Let $S$ be a base scheme, and let $X/S$ be an $S$-scheme. Let $T/S$ be another scheme. Denote the base change of $X$ to $T$ by $X_T := X \times_S T$.
Now separatedness (resp. properness) are stable under base change, so if $X/S$ is separated then so is $X_T/T$.
I am searching for a (partial) converse to this. In its most general form
Suppose $X$ is a scheme over a base scheme $S$, and suppose that $T/S$ is a scheme. If $X_T$ is separated (resp. proper) over $T$, is $X$ separated (resp. proper) over $S$?
In this generality the claim is false: (and this may be an overkill example) consider $G$ the affine line with doubled origin over $S = \operatorname{Spec} k[t]$ (with $S$-group scheme structure), and its base change $G_T$ to $T = \operatorname{Spec} k(t)$. The first is not separated, but the second is a group scheme over a field, hence separated.

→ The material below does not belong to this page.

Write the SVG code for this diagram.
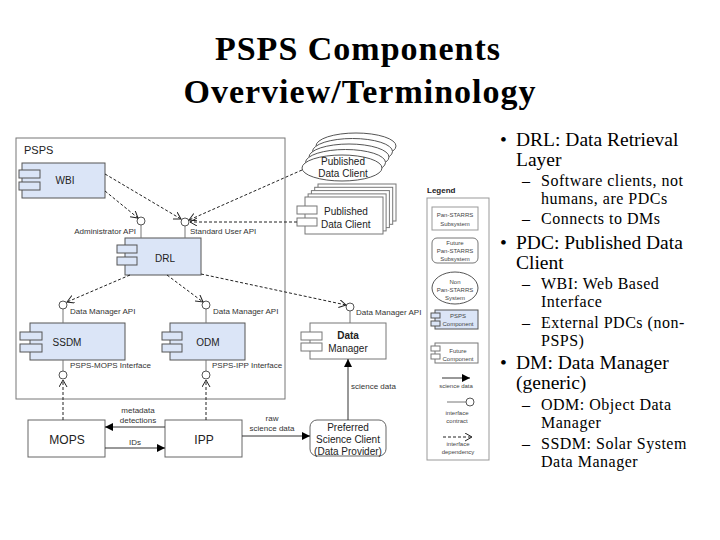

But can we impose sufficiently strong conditions (on $X$, $S$, and $T$) under which this holds?
An example of when this would be useful is if $k$ is a field of characteristic zero, $S = \operatorname{Spec} k$, $T = \operatorname{Spec} \mathbb{C}$, and $X$ is something reasonable (since in this case we can check hausdorfness and compactness in the analytification by GAGA).

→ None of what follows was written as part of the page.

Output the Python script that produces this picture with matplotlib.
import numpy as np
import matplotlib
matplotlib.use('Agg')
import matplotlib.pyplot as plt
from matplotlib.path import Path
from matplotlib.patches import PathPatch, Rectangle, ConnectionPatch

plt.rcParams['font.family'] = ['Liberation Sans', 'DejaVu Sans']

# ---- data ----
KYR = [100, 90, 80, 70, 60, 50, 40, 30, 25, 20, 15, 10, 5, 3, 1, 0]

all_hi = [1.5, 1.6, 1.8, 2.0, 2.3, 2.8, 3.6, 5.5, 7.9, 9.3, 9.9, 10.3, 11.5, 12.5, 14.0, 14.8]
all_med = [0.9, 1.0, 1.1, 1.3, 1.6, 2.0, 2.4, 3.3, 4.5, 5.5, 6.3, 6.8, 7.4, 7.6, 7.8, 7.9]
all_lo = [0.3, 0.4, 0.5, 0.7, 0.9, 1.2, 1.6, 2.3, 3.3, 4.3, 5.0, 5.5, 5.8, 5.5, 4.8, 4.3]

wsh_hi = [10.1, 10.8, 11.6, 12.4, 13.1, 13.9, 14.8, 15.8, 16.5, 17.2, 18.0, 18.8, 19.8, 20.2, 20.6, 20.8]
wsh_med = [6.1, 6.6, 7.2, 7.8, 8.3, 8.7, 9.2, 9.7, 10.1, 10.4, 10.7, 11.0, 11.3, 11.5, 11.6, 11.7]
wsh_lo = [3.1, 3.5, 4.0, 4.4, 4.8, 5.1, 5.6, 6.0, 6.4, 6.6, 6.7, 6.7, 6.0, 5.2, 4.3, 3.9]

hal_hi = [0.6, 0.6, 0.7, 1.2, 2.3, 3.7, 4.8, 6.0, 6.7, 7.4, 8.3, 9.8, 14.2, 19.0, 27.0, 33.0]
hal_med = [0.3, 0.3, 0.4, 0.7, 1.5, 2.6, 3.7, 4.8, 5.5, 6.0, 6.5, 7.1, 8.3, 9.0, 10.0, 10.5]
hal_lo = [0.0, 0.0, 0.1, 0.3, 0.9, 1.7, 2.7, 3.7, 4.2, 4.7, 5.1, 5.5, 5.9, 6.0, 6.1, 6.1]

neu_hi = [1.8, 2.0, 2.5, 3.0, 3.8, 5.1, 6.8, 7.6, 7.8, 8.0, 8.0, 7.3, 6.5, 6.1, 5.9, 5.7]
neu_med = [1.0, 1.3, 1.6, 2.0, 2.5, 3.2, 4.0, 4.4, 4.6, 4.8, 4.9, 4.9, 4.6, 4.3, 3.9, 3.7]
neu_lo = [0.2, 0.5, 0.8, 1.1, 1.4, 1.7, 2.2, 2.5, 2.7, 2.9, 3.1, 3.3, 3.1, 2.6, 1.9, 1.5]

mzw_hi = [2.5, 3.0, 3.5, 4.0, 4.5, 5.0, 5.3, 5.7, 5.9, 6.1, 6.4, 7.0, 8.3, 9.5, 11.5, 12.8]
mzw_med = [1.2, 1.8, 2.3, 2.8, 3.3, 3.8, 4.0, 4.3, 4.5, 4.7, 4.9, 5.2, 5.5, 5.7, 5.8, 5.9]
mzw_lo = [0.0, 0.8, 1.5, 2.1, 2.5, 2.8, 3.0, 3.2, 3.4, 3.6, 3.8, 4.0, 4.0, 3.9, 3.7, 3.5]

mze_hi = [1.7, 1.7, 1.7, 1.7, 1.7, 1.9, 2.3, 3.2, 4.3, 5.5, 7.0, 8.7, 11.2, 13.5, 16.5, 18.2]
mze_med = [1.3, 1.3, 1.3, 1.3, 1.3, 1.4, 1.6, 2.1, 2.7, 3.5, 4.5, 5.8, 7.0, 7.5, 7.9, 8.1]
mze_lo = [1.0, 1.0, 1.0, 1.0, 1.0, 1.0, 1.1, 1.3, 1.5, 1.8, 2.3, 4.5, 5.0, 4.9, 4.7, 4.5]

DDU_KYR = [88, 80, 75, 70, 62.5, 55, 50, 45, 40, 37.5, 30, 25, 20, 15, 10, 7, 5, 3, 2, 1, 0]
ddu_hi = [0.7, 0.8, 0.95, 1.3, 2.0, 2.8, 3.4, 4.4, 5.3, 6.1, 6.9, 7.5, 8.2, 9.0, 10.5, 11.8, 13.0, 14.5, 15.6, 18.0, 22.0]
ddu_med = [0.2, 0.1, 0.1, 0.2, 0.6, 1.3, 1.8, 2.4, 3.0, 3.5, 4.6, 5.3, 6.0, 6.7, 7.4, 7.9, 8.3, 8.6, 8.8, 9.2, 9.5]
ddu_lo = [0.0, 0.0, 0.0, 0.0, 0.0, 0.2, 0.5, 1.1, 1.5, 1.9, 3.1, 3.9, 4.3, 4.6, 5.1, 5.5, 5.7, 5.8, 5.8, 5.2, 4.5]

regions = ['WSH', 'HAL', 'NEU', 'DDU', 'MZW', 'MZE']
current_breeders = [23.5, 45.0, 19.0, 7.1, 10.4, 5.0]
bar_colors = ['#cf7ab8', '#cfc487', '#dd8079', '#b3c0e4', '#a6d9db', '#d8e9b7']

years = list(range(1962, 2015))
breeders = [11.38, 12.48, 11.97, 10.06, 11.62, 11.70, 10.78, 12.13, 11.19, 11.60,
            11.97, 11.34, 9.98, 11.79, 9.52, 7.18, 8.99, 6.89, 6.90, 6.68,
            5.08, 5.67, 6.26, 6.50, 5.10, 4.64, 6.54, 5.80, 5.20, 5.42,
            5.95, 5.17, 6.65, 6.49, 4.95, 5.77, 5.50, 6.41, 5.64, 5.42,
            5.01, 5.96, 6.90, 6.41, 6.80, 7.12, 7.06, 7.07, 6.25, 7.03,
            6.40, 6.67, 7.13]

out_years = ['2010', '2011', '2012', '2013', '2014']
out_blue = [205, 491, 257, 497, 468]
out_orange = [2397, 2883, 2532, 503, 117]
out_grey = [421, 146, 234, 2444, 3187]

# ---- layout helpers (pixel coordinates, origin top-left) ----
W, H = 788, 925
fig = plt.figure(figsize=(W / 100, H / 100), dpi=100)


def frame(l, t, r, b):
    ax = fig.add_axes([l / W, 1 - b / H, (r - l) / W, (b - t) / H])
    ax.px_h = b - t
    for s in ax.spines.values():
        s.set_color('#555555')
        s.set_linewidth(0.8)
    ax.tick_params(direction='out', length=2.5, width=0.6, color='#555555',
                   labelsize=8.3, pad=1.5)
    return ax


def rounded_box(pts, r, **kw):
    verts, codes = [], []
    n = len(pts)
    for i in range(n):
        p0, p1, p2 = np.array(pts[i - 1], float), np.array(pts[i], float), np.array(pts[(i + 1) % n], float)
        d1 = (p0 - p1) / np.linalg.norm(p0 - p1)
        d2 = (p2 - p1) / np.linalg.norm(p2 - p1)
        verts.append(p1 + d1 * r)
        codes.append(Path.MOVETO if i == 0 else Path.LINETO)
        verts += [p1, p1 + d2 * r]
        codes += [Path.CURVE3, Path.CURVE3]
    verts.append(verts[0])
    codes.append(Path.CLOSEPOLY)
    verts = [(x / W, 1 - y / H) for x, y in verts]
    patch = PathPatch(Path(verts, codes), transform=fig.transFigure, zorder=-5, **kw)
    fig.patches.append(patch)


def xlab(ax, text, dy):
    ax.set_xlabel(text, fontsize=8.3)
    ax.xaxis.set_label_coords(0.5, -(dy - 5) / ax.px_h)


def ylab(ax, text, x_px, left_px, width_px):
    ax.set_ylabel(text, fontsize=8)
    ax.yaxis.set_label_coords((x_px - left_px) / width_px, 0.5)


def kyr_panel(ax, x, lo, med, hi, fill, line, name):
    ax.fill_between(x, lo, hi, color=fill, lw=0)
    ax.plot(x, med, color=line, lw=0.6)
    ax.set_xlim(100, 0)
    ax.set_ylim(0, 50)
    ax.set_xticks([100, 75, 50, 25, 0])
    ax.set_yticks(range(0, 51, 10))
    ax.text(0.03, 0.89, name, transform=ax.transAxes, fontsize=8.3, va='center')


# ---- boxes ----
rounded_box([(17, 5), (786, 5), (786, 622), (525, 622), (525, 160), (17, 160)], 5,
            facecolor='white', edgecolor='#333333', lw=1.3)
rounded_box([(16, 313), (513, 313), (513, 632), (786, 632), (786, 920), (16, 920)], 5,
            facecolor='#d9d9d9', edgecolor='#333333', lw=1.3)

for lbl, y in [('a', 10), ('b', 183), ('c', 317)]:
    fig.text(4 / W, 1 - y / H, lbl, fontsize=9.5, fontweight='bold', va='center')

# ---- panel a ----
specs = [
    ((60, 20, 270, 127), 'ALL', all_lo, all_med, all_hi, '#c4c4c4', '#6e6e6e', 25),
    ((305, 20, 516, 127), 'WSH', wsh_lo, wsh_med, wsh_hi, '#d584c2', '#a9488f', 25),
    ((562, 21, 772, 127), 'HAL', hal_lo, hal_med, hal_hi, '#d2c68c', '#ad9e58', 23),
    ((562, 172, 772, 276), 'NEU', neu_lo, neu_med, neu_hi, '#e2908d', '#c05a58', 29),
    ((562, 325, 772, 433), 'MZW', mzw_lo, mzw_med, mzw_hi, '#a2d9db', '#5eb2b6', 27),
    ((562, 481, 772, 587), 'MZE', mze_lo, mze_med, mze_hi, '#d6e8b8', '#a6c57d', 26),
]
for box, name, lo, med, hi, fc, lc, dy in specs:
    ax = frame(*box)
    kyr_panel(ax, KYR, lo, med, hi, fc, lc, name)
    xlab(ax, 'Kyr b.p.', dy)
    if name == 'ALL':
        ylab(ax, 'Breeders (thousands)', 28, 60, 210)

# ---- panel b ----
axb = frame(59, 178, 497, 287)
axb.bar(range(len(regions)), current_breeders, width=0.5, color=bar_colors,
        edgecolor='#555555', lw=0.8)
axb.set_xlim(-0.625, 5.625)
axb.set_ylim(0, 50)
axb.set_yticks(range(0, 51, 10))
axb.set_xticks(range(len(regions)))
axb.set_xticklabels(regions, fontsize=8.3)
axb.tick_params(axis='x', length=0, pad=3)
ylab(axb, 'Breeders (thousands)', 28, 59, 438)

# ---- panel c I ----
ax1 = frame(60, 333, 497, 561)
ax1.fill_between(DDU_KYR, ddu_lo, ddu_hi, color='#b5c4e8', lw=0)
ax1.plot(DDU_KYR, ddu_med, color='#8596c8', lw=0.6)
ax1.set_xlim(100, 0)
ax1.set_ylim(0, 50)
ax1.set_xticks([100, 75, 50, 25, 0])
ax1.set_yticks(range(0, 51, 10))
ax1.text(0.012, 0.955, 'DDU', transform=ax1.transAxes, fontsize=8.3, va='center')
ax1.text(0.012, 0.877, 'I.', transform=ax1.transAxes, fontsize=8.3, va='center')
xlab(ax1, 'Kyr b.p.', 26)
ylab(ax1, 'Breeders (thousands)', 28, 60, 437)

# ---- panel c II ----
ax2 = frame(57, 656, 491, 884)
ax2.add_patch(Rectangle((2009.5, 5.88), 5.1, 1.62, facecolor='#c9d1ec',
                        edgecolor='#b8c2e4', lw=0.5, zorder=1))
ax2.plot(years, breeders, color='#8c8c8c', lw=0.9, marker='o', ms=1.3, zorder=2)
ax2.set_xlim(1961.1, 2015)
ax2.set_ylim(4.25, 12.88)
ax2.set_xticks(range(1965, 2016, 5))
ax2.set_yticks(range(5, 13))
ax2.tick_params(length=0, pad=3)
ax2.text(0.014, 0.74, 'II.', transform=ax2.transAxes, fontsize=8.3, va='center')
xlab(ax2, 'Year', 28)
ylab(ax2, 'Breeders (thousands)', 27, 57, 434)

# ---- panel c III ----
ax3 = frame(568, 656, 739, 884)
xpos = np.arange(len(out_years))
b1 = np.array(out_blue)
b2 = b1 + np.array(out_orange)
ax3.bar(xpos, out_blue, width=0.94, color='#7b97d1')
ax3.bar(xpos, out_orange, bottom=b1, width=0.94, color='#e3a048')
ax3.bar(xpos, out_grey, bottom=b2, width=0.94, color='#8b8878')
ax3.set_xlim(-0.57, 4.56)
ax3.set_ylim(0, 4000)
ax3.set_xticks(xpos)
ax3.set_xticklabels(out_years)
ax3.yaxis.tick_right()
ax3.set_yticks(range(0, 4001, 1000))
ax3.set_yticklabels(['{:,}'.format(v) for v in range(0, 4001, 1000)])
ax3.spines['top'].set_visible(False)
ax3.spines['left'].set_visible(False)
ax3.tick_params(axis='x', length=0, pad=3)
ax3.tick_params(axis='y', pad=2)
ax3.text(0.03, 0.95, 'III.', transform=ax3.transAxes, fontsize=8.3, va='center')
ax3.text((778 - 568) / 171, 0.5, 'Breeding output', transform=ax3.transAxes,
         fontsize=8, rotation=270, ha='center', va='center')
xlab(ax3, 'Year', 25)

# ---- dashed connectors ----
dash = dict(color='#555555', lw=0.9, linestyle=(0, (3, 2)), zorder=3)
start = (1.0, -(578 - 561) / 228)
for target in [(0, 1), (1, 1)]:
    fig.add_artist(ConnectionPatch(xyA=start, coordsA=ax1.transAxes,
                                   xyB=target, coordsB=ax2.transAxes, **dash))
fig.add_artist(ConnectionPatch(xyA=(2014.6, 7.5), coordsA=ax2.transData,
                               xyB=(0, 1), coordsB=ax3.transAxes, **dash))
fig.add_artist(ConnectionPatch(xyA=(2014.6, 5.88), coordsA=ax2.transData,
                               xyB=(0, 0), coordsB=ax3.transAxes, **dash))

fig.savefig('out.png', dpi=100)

The general name for this problem is "descent". The answer to your question is affirmative: if $T\to S$ is fpqc (faithfully flat and quasi-compact) then separatedness descends along $T\to S$, so $X_T/T$ separated implies $X/S$ separated. For a source, see EGA IV2, 2.7.1(i), or these notes of Matt Emerton. (For quick lookups, the best place to check whether some property is stable under descent is the table at the end of Poonen's "Rational Points on Varieties", a copy of which is available at the author's website.)

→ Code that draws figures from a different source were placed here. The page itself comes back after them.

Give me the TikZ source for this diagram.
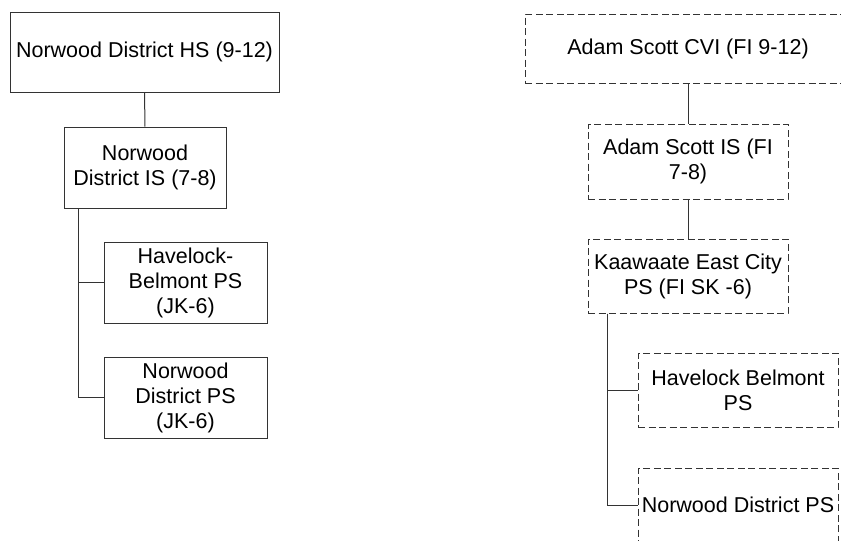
\documentclass[tikz,border=0pt]{standalone}
\usepackage{fontspec}
\setmainfont{Liberation Sans}
\usepackage{tikz}

\begin{document}
\begin{tikzpicture}[x=1pt,y=-1pt,
  every node/.style={font=\fontsize{21.5}{25}\selectfont, align=center, inner sep=0pt},
  school/.style={draw=black!80, line width=1pt, rectangle},
  fischool/.style={school, dash pattern=on 7pt off 3.5pt},
  link/.style={draw=black!80, line width=1pt}]
\useasboundingbox (0,0) rectangle (841,541);
\clip (0,0) rectangle (841,541);

% English program
\node[school, minimum width=269pt, minimum height=80pt] (hs) at (144.5,52) {Norwood District HS (9-12)};
\node[school, minimum width=162pt, minimum height=81pt] (is) at (145,167.5) {Norwood\\District IS (7-8)};
\node[school, minimum width=163pt, minimum height=81pt] (hb) at (185.5,282.5) {Havelock-\\Belmont PS\\(JK-6)};
\node[school, minimum width=163pt, minimum height=81pt] (np) at (185.5,397.5) {Norwood\\District PS\\(JK-6)};

\draw[link] (hs) -- (is);
\draw[link] ([xshift=15pt]is.south west) |- (hb.west);
\draw[link] ([xshift=15pt]is.south west) |- (np.west);

% French immersion
\node[fischool, minimum width=326pt, minimum height=69pt] (cvi) at (688,48.5) {Adam Scott CVI (FI 9-12)};
\node[fischool, minimum width=200pt, minimum height=75pt] (fis) at (688,161.5) {Adam Scott IS (FI\\7-8)};
\node[fischool, minimum width=200pt, minimum height=74pt] (ke) at (688,276) {Kaawaate East City\\PS (FI SK -6)};
\node[fischool, minimum width=200pt, minimum height=74pt] (fhb) at (738,390) {Havelock Belmont\\PS};
\node[fischool, minimum width=200pt, minimum height=74pt] (fnp) at (738,505) {Norwood District PS};

\draw[link] (cvi) -- (fis);
\draw[link] (fis) -- (ke);
\draw[link] ([xshift=20pt]ke.south west) |- (fhb.west);
\draw[link] ([xshift=20pt]ke.south west) |- (fnp.west);
\end{tikzpicture}
\end{document}
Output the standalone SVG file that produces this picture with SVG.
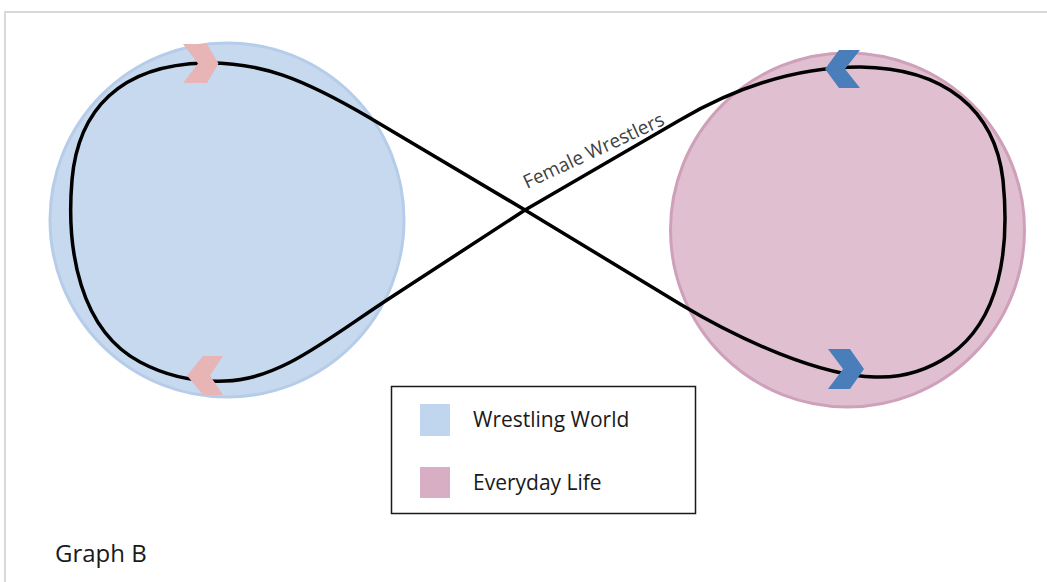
<svg xmlns="http://www.w3.org/2000/svg" width="1047" height="582" viewBox="0 0 1047 582">
<style>
.lbl{font-family:"Open Sans","Liberation Sans",sans-serif;fill:#1a1a1a}
.chev-p{fill:#e8b5b7}
.chev-b{fill:#4a7ebb}
</style>
<rect width="1047" height="582" fill="#ffffff"/>
<path d="M5,582 V12 H1047" fill="none" stroke="#d9d9d9" stroke-width="2"/>
<g id="wrestling-world">
<circle cx="227" cy="220" r="177" fill="#c6d9ef" stroke="#b6cde9" stroke-width="3"/>
</g>
<g id="everyday-life">
<circle cx="847.5" cy="230" r="177" fill="#e0bfd0" stroke="#cfa0b9" stroke-width="3"/>
</g>
<g id="connectors">
<path d="M525,210 L370,118 C302,78 260,62 205,63 C120,65 78,110 72,180 C66,250 80,330 140,362 C170,378 200,382 225,381 C280,380 330,337 390,298 L525,210 L680,120 C740,85 800,67 860,67 C945,68 995,110 1003,180 C1010,250 1000,320 950,355 C925,372 900,378 875,377 C820,376 740,340 680,304 Z" fill="none" stroke="#000000" stroke-width="3.5" stroke-linejoin="round"/>
<polygon class="chev-p" points="183,44 207,44 218.5,63.5 207,83 183,83 198,63.5"/>
<polygon class="chev-p" points="223,356 203,356 187,375.5 203,395 223,395 210,375.5"/>
<polygon class="chev-b" points="860,50 839,50 825,69 839,88 860,88 845,69"/>
<polygon class="chev-b" points="828,349 850,349 864,369 850,389 828,389 843,369"/>
</g>
<g id="edge-label">
<text x="527" y="189" transform="rotate(-25 527 189)" font-family="Open Sans, Liberation Sans, sans-serif" font-size="19" fill="#404040">Female Wrestlers</text>
</g>
<g id="legend">
<rect x="391.5" y="386.5" width="304" height="127" fill="#ffffff" stroke="#1a1a1a" stroke-width="1.5"/>
<rect x="420" y="404" width="30" height="32" fill="#c0d6ee"/>
<text class="lbl" x="473" y="427" font-size="21">Wrestling World</text>
<rect x="420" y="467" width="30" height="31" fill="#d8aec4"/>
<text class="lbl" x="473" y="490" font-size="21">Everyday Life</text>
</g>
<g id="caption">
<text class="lbl" x="55" y="562" font-size="24">Graph B</text>
</g>
</svg>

Here's a sketch of the proof: consider the (cartesian) diagram
$$\require{AMScd} \begin{CD} X_T @>{\Delta}>> X_T\times_T X_T\\ @VVV @VVV \\ X @>{\Delta}>> X\times_S X \end{CD}$$
where the horizontal maps are the diagonal morphisms. The top row is actually the base change of the bottom row along the map $T\to S$, so it's fpqc as that's preserved by arbitrary base change. The top row is also a closed immersion by assumption, so it suffices to show that closed immersions descend along fpqc maps. Checking this claim is local and amounts to the statement that if $A\to B$ is a surjective map of rings and $A\to A'$ is a faithfully flat map of rings, then $A\otimes_A A'\to B\otimes_A A'$ is also surjective. So $X\to X\times_S X$ is a closed immersion, and thus $X/S$ is separated.